* **Written exercise**
Write out again, unaltered, the lines from the start through the line containing "ax.bar(x + ancho".
# # # # #
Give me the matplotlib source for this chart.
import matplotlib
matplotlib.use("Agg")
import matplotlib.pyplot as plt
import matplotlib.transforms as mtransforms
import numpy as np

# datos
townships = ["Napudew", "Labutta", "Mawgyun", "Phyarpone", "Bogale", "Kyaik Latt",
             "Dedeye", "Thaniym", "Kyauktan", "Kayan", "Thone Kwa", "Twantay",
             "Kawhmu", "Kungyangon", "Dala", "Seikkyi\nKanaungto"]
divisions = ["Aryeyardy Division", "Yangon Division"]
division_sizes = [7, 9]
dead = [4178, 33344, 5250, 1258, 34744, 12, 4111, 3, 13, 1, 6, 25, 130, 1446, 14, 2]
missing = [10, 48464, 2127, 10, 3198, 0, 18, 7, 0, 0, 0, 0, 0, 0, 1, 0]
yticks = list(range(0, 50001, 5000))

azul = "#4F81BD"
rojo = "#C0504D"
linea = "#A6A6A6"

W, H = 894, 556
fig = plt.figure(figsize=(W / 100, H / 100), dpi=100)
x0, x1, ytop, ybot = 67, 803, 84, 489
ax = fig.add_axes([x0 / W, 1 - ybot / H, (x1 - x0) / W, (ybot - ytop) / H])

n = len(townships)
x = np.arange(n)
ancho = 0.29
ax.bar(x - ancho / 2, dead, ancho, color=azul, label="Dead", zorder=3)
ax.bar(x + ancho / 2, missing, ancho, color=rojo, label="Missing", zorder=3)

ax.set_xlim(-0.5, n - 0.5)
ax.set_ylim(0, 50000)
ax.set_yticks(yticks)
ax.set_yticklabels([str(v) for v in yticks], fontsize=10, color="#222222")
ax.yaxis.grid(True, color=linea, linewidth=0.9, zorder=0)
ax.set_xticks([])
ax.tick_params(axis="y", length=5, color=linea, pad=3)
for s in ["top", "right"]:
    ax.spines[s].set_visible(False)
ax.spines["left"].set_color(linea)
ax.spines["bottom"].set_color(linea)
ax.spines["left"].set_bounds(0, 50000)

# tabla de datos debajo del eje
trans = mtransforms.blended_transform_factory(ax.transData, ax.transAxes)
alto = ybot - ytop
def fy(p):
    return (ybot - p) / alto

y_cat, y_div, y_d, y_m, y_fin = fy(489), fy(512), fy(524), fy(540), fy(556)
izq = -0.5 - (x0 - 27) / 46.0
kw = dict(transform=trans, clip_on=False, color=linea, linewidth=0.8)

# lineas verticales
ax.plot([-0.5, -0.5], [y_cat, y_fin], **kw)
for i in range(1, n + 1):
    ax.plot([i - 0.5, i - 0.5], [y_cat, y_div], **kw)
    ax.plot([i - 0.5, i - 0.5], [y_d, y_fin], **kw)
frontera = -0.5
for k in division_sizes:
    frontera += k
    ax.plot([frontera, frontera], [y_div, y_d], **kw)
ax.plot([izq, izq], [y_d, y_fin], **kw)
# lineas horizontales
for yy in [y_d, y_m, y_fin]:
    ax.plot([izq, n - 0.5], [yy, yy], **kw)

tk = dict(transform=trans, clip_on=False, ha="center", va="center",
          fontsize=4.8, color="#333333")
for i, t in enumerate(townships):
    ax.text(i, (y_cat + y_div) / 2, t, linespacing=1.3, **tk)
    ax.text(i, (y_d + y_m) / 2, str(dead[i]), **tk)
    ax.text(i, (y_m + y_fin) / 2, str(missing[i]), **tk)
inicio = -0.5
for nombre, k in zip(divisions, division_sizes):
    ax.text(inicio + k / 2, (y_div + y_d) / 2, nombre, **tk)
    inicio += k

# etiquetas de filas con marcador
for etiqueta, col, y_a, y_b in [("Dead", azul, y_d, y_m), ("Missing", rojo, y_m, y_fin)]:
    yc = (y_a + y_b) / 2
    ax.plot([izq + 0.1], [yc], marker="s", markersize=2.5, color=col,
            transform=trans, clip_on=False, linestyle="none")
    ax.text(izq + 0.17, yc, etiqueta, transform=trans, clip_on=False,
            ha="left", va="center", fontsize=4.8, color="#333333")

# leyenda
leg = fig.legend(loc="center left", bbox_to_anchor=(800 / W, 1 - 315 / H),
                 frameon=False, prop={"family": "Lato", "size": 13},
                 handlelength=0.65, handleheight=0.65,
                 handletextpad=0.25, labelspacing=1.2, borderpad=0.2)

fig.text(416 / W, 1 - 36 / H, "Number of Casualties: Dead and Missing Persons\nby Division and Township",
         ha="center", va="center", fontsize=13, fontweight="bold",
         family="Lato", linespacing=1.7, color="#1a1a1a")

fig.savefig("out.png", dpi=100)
# # # # #
* **Finished exercise**
Give me the matplotlib source for this chart.
import matplotlib
matplotlib.use("Agg")
import matplotlib.pyplot as plt
import matplotlib.transforms as mtransforms
import numpy as np

# datos
townships = ["Napudew", "Labutta", "Mawgyun", "Phyarpone", "Bogale", "Kyaik Latt",
             "Dedeye", "Thaniym", "Kyauktan", "Kayan", "Thone Kwa", "Twantay",
             "Kawhmu", "Kungyangon", "Dala", "Seikkyi\nKanaungto"]
divisions = ["Aryeyardy Division", "Yangon Division"]
division_sizes = [7, 9]
dead = [4178, 33344, 5250, 1258, 34744, 12, 4111, 3, 13, 1, 6, 25, 130, 1446, 14, 2]
missing = [10, 48464, 2127, 10, 3198, 0, 18, 7, 0, 0, 0, 0, 0, 0, 1, 0]
yticks = list(range(0, 50001, 5000))

azul = "#4F81BD"
rojo = "#C0504D"
linea = "#A6A6A6"

W, H = 894, 556
fig = plt.figure(figsize=(W / 100, H / 100), dpi=100)
x0, x1, ytop, ybot = 67, 803, 84, 489
ax = fig.add_axes([x0 / W, 1 - ybot / H, (x1 - x0) / W, (ybot - ytop) / H])

n = len(townships)
x = np.arange(n)
ancho = 0.29
ax.bar(x - ancho / 2, dead, ancho, color=azul, label="Dead", zorder=3)
ax.bar(x + ancho / 2, missing, ancho, color=rojo, label="Missing", zorder=3)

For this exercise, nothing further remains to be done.